Like the Galant VR-4 we saw earlier, the Legacy was oversized and overweight. And yet it was immensely fast, especially in the hands of certain young Scot – Colin McRae. Results were thin on the ground, though, partly because of McRae’s propensity to hurl his Legacy into the scenery. The Impreza 555 came on stream during ’92, but Subaru was desperate for the Legacy to win before it bowed out. McRae achieved that win – his first – in New Zealand in ’93.
With attention fully focused on the Impreza, the squad was a regular winner and secured the Manufacturer’s crown in ’95 and ’96. And, of course, McRae won his Driver’s title in ’95.
As for the diminutive Vivio, Subaru ran a brace of them on the ’93 Safari rally, essentially as a publicity stunt. Amazingly, McRae flogged his 660cc microcar up to third place before it started to fall apart around him.
Toyota Supra, Celica GT-Four ST165, Celica Turbo 4WD ST185, Celica GT-Four ST205
The massive, third generation Supra proved a useful competitor on the African rallies, finished third on the Safari in ’87. It’s time in the WRC was short-lived, though, as Toyota was cooking up the 4WD Celica GT-Four. It came on stream late in ’88 and Toyota quickly proved it was the only team that could consistently challenge the might of Lancia.
The first, ST165 Celica was so effective that Toyota continued to campaign it for several years after it had gone out of production. The ST185 took over for the ’92 season and came out fighting, finishing second on its debut. Lancia withdrew at the end of the year, which left Toyota clear to dominate in ’93 and ’94, claiming back-to-back Manufacturer’s titles to add to a tally of four Driver’s titles.
The next ST205 Celica came along in ’94. But it all unravelled in ’95 as, in their efforts to beat the dominant Subaru, an enterprising engineer devised an illegal turbo restrictor bypass. The ingenius device was eventually discovered and Toyota was disqualified from the whole season and banned from competing in ’96.

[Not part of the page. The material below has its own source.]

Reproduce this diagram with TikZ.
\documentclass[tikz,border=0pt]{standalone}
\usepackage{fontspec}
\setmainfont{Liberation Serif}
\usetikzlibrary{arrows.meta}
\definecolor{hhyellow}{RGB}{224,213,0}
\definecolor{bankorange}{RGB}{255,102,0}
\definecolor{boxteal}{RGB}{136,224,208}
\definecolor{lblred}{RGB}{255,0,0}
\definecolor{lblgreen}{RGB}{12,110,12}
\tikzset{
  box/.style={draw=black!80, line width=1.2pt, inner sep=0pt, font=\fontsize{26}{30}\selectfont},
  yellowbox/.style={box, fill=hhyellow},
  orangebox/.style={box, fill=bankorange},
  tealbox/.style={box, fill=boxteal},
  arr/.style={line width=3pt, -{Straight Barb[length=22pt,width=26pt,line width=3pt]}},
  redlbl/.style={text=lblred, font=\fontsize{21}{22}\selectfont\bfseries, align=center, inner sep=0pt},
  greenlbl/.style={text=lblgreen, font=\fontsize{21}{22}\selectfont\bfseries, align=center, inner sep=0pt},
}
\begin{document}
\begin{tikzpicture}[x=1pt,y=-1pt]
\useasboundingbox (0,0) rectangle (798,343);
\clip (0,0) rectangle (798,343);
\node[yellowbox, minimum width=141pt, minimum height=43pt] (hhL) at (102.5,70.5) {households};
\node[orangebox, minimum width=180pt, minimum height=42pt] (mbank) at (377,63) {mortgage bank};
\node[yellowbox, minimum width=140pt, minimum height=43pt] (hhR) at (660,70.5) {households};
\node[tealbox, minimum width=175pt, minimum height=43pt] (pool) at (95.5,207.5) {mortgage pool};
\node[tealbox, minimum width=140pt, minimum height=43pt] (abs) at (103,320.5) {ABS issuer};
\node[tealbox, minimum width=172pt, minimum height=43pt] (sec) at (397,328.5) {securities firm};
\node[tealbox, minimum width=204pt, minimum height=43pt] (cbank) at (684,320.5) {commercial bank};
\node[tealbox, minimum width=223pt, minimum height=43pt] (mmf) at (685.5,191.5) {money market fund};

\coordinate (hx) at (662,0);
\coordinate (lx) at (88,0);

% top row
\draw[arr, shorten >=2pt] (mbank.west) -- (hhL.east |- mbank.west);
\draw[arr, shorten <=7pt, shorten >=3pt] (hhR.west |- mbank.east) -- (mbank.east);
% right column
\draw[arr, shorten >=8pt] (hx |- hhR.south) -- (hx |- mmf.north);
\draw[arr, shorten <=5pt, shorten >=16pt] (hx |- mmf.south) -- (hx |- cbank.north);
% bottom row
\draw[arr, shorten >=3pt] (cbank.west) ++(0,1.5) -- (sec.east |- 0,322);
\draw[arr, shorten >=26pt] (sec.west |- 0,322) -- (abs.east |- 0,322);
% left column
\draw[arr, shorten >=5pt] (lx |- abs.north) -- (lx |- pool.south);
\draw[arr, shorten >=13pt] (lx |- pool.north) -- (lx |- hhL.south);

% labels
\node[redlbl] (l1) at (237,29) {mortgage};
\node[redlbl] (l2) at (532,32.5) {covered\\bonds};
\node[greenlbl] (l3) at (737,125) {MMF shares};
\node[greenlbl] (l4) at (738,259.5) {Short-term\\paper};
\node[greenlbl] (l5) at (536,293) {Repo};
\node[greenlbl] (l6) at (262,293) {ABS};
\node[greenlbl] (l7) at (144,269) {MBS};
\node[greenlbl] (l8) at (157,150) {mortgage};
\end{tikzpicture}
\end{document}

Volkswagen Golf GTi 16v, Golf G60 Rallye
Like its Opel Kadett arch-rival, the Golf GTi regularly headed the under-2.0 class and was occasionally quick enough to trouble the front-runners. It scored a brace of podiums during ’87, including winning in Ivory Coast.
VW switched to the 4WD, supercharged Golf Rallye for a limited campaign in ’89, which yielded a best finish of third in New Zealand. The squad withdrew at the end of the year and didn’t return until 2013.